Thought for Today
If one never were to experience this
dark night of the soul,
one’s compassion
really would be limited.
One may have a belief,
‘I can be compassionate
with that which is light
and beautiful and loving
in myself and others’
but one has never tested it
to see if
one can also extend that compassion,
even to the utmost of darkness.
~ Aaron
This morning I did something I rarely do. I followed a link and read an article after the headline caught my attention: Deadliest place in America: They shrugged off the pandemic, then their family and friends started dying.
Dinkel says too many people are refusing to do their part to protect the elderly from COVID-19.
“To sit there and say they are old that they will die of something,” she says, “Well, they wouldn’t have died of the flu. My dad wouldn’t have been in the hospital for a month if this was the flu.”
Despite the efforts of local public health officials and experts, many residents aren’t taking the deadly pandemic seriously. Bearded farmers stride defiantly down Main Street past signs requiring them to wear masks. School is still in session and churches are open. Someone threatened to blow up the home of a pro-mask county commissioner.
Nicholson, the ambulance worker, is also co-owner of a restaurant and brewery on Main Street, and she’s had customers swear they’ll never come back after she reminded them to wear a mask when picking up food. She doesn’t want to wade into the middle of a political dispute. She just wants her neighbors to live.
But this post is not about COVID-19, even though four of our high-school classmates died of the coronavirus in just one week at home.
This post is about how mindfulness is like a bird — both need two wings to fly. The two wings of mindfulness are wisdom (clear seeing) and compassion.
Compassion is a result of seeing life’s experience clearly, therefore not everyone’s experience generates compassion. Life’s experiences reveal our world view.
The people in the deadliest place in America justify not wearing masks by saying the people who are dying are old, and people die in God’s time. The kernel of truth in not only toxic, it is deadly.

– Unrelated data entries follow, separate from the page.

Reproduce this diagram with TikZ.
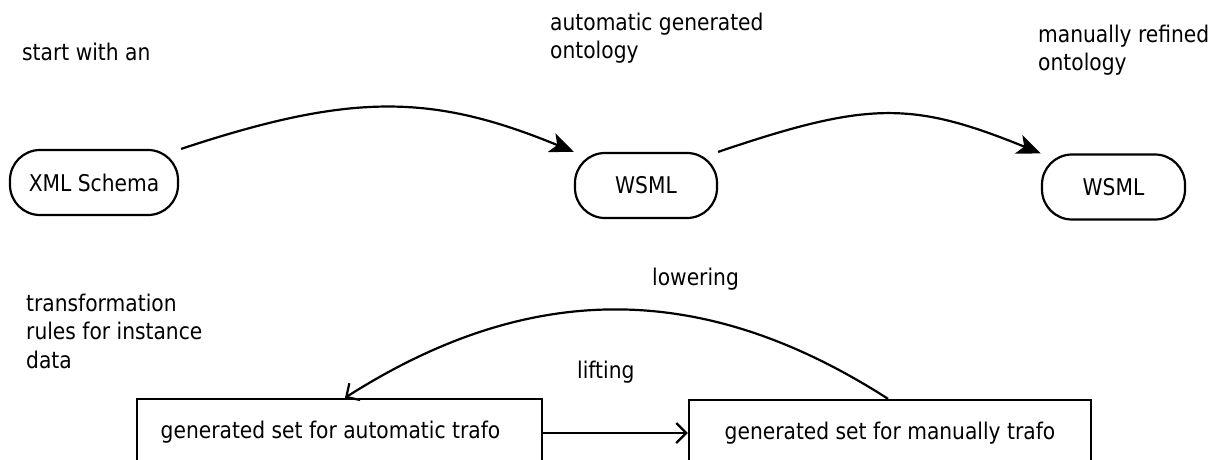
\documentclass[tikz,border=0pt]{standalone}
\usepackage{fontspec}
\setmainfont{DejaVu Sans}[FakeStretch=0.88]
\usetikzlibrary{arrows.meta}
\begin{document}
\begin{tikzpicture}[x=1pt,y=-1pt,
  every node/.style={font=\fontsize{23}{28.5}\selectfont},
  roundbox/.style={draw,line width=2.2pt,rounded corners=30pt,minimum height=65pt,inner sep=0pt},
  setbox/.style={draw,line width=2.4pt,minimum height=66pt,inner sep=0pt},
  txt/.style={inner sep=0pt,align=left},
  bigarrow/.style={line width=2.2pt,-{Stealth[length=24pt,width=20pt,inset=6pt]}},
  openarrow/.style={line width=2.2pt,-{Straight Barb[length=10pt,width=20pt]}}]
\useasboundingbox (0,0) rectangle (1213,459);
% nodes
\node[roundbox,minimum width=168pt] (xml) at (94,182.5) {XML Schema};
\node[roundbox,minimum width=142pt] (w1) at (646,185.5) {WSML};
\node[roundbox,minimum width=143pt] (w2) at (1113.5,187) {WSML};
\node[setbox,minimum width=405pt] (auto) at (339.5,432) {\hspace*{-18pt}generated set for automatic trafo};
\node[setbox,minimum width=402pt] (man) at (890,433) {generated set for manually trafo};
% labels
\node[txt,anchor=west] (start) at (22,52) {start with an};
\node[txt,anchor=north west] (autoont) at (550,12.5) {automatic generated\\ontology};
\node[txt,anchor=north west] (manont) at (1038,24.5) {manually refined\\ontology};
\node[txt,anchor=north west] (rules) at (26,293.5) {transformation\\rules for instance\\data};
\node[txt,anchor=west] (lower) at (652,279) {lowering};
\node[txt,anchor=west] (lift) at (577,372) {lifting};
% connectors
\draw[bigarrow] ([xshift=2pt]xml.north east) .. controls (350,93) and (431,93) .. (w1.north west);
\draw[bigarrow] (w1.north east) .. controls (868,101) and (912,101) .. (w2.north west);
\draw[openarrow] ([xshift=-2pt]man.north) .. controls (703,280) and (530,280) .. ([xshift=5.5pt]auto.north);
\draw[openarrow] ([yshift=-1pt]auto.east) -- ([yshift=-1pt]auto.east -| man.west);
\end{tikzpicture}
\end{document}
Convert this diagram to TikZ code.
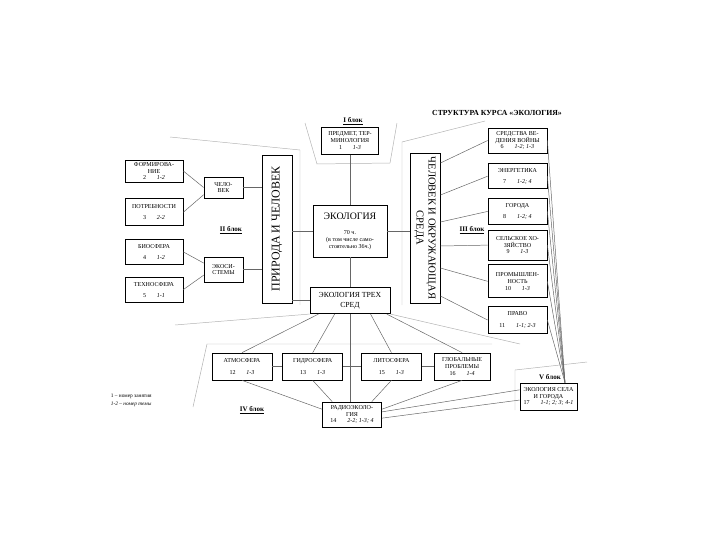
\documentclass[tikz,border=0pt]{standalone}
\usepackage{fontspec}
\setmainfont{Liberation Serif}
\usetikzlibrary{positioning}
\newcommand{\lesson}[2]{#1\hspace{1.8em}\textit{#2}}

\begin{document}
\begin{tikzpicture}[
    x=0.25mm, y=-0.25mm,
    every node/.style={align=center, font=\fontsize{4.3}{4.9}\selectfont},
    box/.style={draw, line width=0.5pt, inner sep=0.5pt},
    lbox/.style={box, minimum width=14.5mm},
    rbox/.style={box, minimum width=14.75mm},
    sbox/.style={box, minimum width=15mm, minimum height=6.75mm},
    tall/.style={box, line width=0.6pt, minimum width=37.5mm, minimum height=7.5mm, font=\fontsize{7.5}{8.5}\selectfont},
    blok/.style={font=\fontsize{5}{6}\selectfont\bfseries},
    link/.style={draw=black!60, line width=0.35pt},
    frame/.style={draw=black!30, line width=0.35pt}
]
\useasboundingbox (0,0) rectangle (720,540);

\node[font=\fontsize{5.5}{6.5}\selectfont\bfseries] (title) at (497,113) {СТРУКТУРА КУРСА «ЭКОЛОГИЯ»};

\node[box, minimum width=18.5mm, minimum height=13mm] (ecol) at (350,231)
    {{\fontsize{7}{8}\selectfont ЭКОЛОГИЯ}\\[6pt]70 ч.\\(в том числе само-\\стоятельно 36ч.)};
\node[box, minimum width=20mm, minimum height=6.5mm, below=7.5mm of ecol, font=\fontsize{5.5}{6.5}\selectfont] (ets) {ЭКОЛОГИЯ ТРЕХ\\СРЕД};
\node[box, minimum width=14.25mm, minimum height=6.75mm, above=12.5mm of ecol] (subj) {ПРЕДМЕТ, ТЕР-\\МИНОЛОГИЯ\\\lesson{1}{1-3}};
\node[blok] (b1) at (353,121) {\underline{I блок}};

\node[tall, rotate=90, minimum width=37mm, font=\fontsize{8.5}{9.5}\selectfont] (nature) at (277,229) {ПРИРОДА И ЧЕЛОВЕК};
\node[tall, rotate=-90] (envir) at (425,228) {ЧЕЛОВЕК И ОКРУЖАЮЩАЯ\\СРЕДА};

\node[lbox, minimum height=5.5mm] (form) at (154,171) {ФОРМИРОВА-\\НИЕ\\\lesson{2}{1-2}};
\node[lbox, minimum height=6.75mm, below=4mm of form] (needs) {ПОТРЕБНОСТИ\\[3pt]\lesson{3}{2-2}};
\node[lbox, minimum height=6.25mm, below=3.25mm of needs] (bio) {БИОСФЕРА\\[3pt]\lesson{4}{1-2}};
\node[lbox, minimum height=6.25mm, below=3mm of bio] (techno) {ТЕХНОСФЕРА\\[3pt]\lesson{5}{1-1}};
\node[box, minimum width=9.75mm, minimum height=5.25mm] (man) at (223.5,187.5) {ЧЕЛО-\\ВЕК};
\node[box, minimum width=9.75mm, minimum height=6.25mm] (ecosys) at (223.5,269.5) {ЭКОСИ-\\СТЕМЫ};
\node[blok] (b2) at (231,230) {\underline{II блок}};

\node[rbox, minimum height=6.25mm] (war) at (517.5,140.5) {СРЕДСТВА ВЕ-\\ДЕНИЯ ВОЙНЫ\\\lesson{6}{1-2; 1-3}};
\node[rbox, minimum height=6.25mm, below=2.5mm of war] (energy) {ЭНЕРГЕТИКА\\[3pt]\lesson{7}{1-2; 4}};
\node[rbox, minimum height=6.5mm, below=2.25mm of energy] (cities) {ГОРОДА\\[3pt]\lesson{8}{1-2; 4}};
\node[rbox, minimum height=7.5mm, below=1.25mm of cities] (agri) {СЕЛЬСКОЕ ХО-\\ЗЯЙСТВО\\\lesson{9}{1-3}};
\node[rbox, minimum height=8.25mm, below=1mm of agri] (industry) {ПРОМЫШЛЕН-\\НОСТЬ\\\lesson{10}{1-3}};
\node[rbox, minimum height=6.75mm, below=2mm of industry] (law) {ПРАВО\\[4pt]\lesson{11}{1-1; 2-3}};
\node[blok] (b3) at (472,230) {\underline{III блок}};

\node[sbox] (atmo) at (242,366.5) {АТМОСФЕРА\\[4pt]\lesson{12}{1-3}};
\node[sbox, right=2.5mm of atmo] (hydro) {ГИДРОСФЕРА\\[4pt]\lesson{13}{1-3}};
\node[sbox, right=4.5mm of hydro] (litho) {ЛИТОСФЕРА\\[4pt]\lesson{15}{1-3}};
\node[sbox, minimum width=14mm, right=3mm of litho] (global) {ГЛОБАЛЬНЫЕ\\ПРОБЛЕМЫ\\\lesson{16}{1-4}};
\node[box, minimum width=14.75mm, minimum height=6.25mm] (radio) at (352,414.5) {РАДИОЭКОЛО-\\ГИЯ\\\lesson{14}{2-2; 1-3; 4}};
\node[blok] (b4) at (252,410) {\underline{IV блок}};

\node[box, minimum width=14.25mm, minimum height=6.75mm] (village) at (548.5,396.5) {ЭКОЛОГИЯ СЕЛА\\И ГОРОДА\\\lesson{17}{1-1; 2; 3; 4-1}};
\node[blok] (b5) at (550,377) {V блок};

\node[anchor=west, font=\fontsize{3.8}{4.5}\selectfont] (key1) at (106,396) {1 -- номер занятия};
\node[anchor=west, font=\fontsize{3.8}{4.5}\selectfont\itshape] (key2) at (106,404) {1-2 -- номер темы};

\draw[frame] (170,137) -- (300,150) -- (300,305);
\draw[frame] (485,121) -- (402,142) -- (402,305);
\draw[frame] (305,123) -- (317,164) -- (390,163) -- (397,123);
\draw[frame] (ets.south west) -- (175,325);
\draw[frame] (ets.south east) -- (520,344);
\draw[frame] (193,407) -- (207,344) -- (492,344);
\draw[frame] (515,410) -- (515,370) -- (587,362);

\draw[link] (form.east) -- (man.west);
\draw[link] (needs.east) -- (man.200);
\draw[link] (bio.east) -- (ecosys.162);
\draw[link] (techno.east) -- (ecosys.196);
\draw[link] (man.east) -- (man.east -| nature.north);
\draw[link] (ecosys.east) -- (ecosys.east -| nature.north);
\draw[link] (ecol.west -| nature.south) -- (ecol.west);
\draw[link] (ecol.east) -- (ecol.east -| envir.south);
\draw[link] (ets.west) -- (ets.west -| nature.south);
\draw[link] (subj.south) -- (ecol.north);
\draw[link] (ecol.south) -- (ets.north);
\draw[link] (ets.south) -- (ets.south |- radio.north);

\draw[link] (envir.north |- 0,163) -- (war.west);
\draw[link] (envir.north |- 0,195) -- (energy.west);
\draw[link] (envir.north |- 0,222) -- (cities.west);
\draw[link] (envir.north |- 0,246) -- (agri.west);
\draw[link] (envir.north |- 0,268) -- (industry.west);
\draw[link] (envir.north |- 0,296) -- (law.west);
\foreach \b in {war, energy, cities, agri, industry, law}
    \draw[link] (\b.east) -- (village.40);

\draw[link] (ets.203) -- (atmo.north);
\draw[link] (ets.221) -- (hydro.north);
\draw[link] (ets.327) -- (litho.north);
\draw[link] (ets.340) -- (global.north);
\draw[link] (atmo.east) -- (hydro.west);
\draw[link] (hydro.east) -- (litho.west);
\draw[link] (litho.east) -- (global.west);
\draw[link] (atmo.south) -- (radio.170);
\draw[link] (hydro.south) -- (radio.147);
\draw[link] (litho.south) -- (radio.33);
\draw[link] (global.south) -- (radio.10);
\draw[link] (radio.5) -- (village.167);
\draw[link] (radio.353) -- (village.187);
\end{tikzpicture}
\end{document}
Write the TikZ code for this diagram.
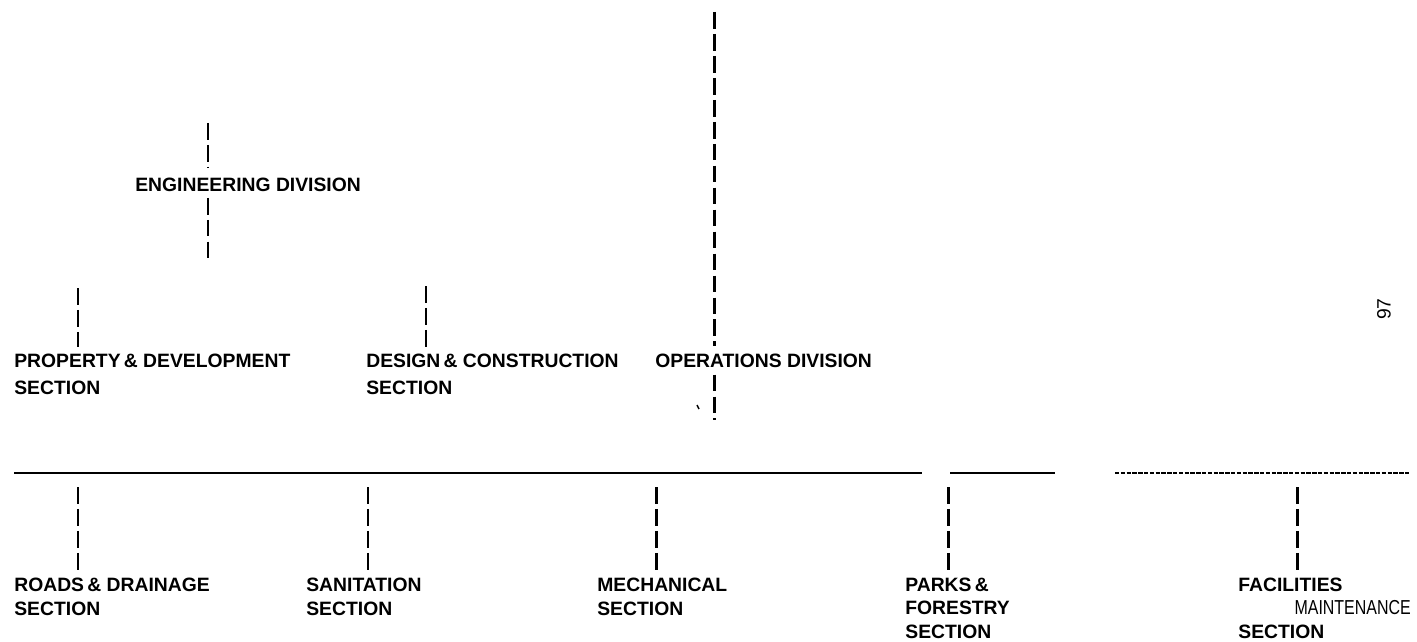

Sunday morning I went to the only grocery store here on the island. I had read “masks required” on the ad, and I checked out the website of the company to read the same thing. “Masks required” was also on the entry doors. However, customers were coming in and shopping and getting service without a mask.
Numbers in this small community on the south end of the island are climbing, yet, the Ragged Ass Saloon still hosts live music and welcomes wall-to-wall (if you can use that term about a parking lot) patrons not wearing masks or maintaining safe distancing.
As human beings, we all try our best to bring about a world based on kindness and compassion. What seems to go wrong, however, is that what I want, what I personally would like, becomes more important than the benefit of the whole community.
Yes, death will come to each of us. That is not failure. The bloom is the bud’s undoing…
We are capable of spreading our wings and soaring to the heights of wisdom and compassion.
As the Buddha said, “If it were not possible, I would not ask you to do it.”